With the focus on Boko Haram's recent rampages and the kidnappings in the northeast, Abuja has lost the highly coveted spotlight of its hosting the World Economic Forum on Africa conference this week. This is a perilous moment for the government, which already faces significant challenges. By initially diminishing the kidnapping, the government lost support among precisely the people it should help and needs to leverage against Boko Haram's narrative of death and destruction in the name of fighting oppression. If the government now overreacts with heavy-handed military and law enforcement actions that fail to discriminate between Boko Haram and the people it terrorizes, it will continue to lose domestic and foreign support, in addition to the damage done by this latest kidnapping.
The mass kidnapping has revealed the need for a regional strategy to properly address the growing threat of Boko Haram. The group has killed thousands of people through bombings, shootings, and stabbings for several years now. Fears of escalating the conflict through a significant coordinated response are, from a counterterrorism and law enforcement perspective, misplaced since Boko Haram has already escalated its violence and continues to do so. Nigeria and its neighbours are unable to address this threat, and the group is making the most of this inability, with dangerous implications for not only the populations that are vulnerable but to regional stability and growth.

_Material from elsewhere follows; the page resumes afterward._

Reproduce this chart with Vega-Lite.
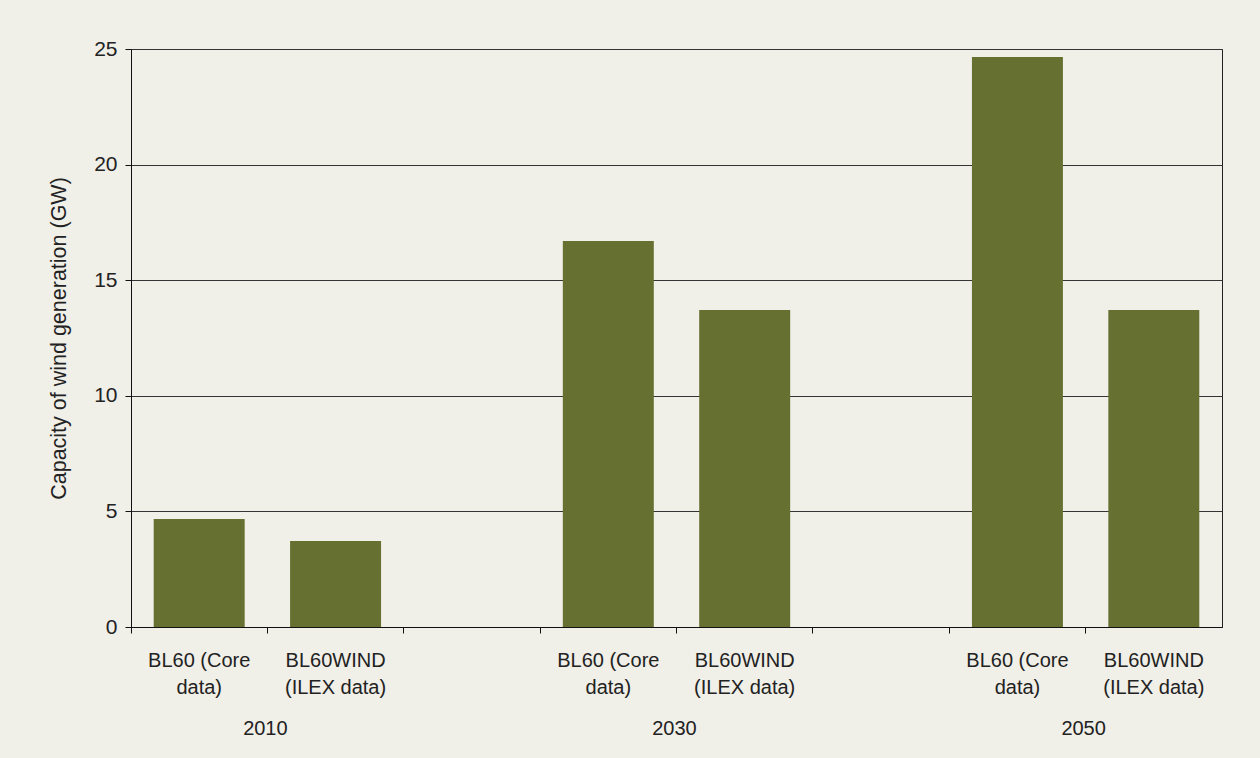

An effective international response could take the shape of military and law enforcement advisers of the sort now being sent by the US and UK to help find the kidnapped girls. But any effective response would need to be strategic and sustained, and not driven by any single crisis. Boko Haram has spent years destabilizing first the northern part of Nigeria and now the whole country and region, so expectations of a quick resolution via international response should be addressed in a comprehensive strategy. Such a strategy would also involve reforming Nigeria's police and security services so that they are able to proactively meet challenges while not creating new ones. The task of finding the kidnapped girls after more than three weeks is daunting, given the terrain and porous borders. The task of finally addressing the growing insurgency in Africa's largest economy is even more so.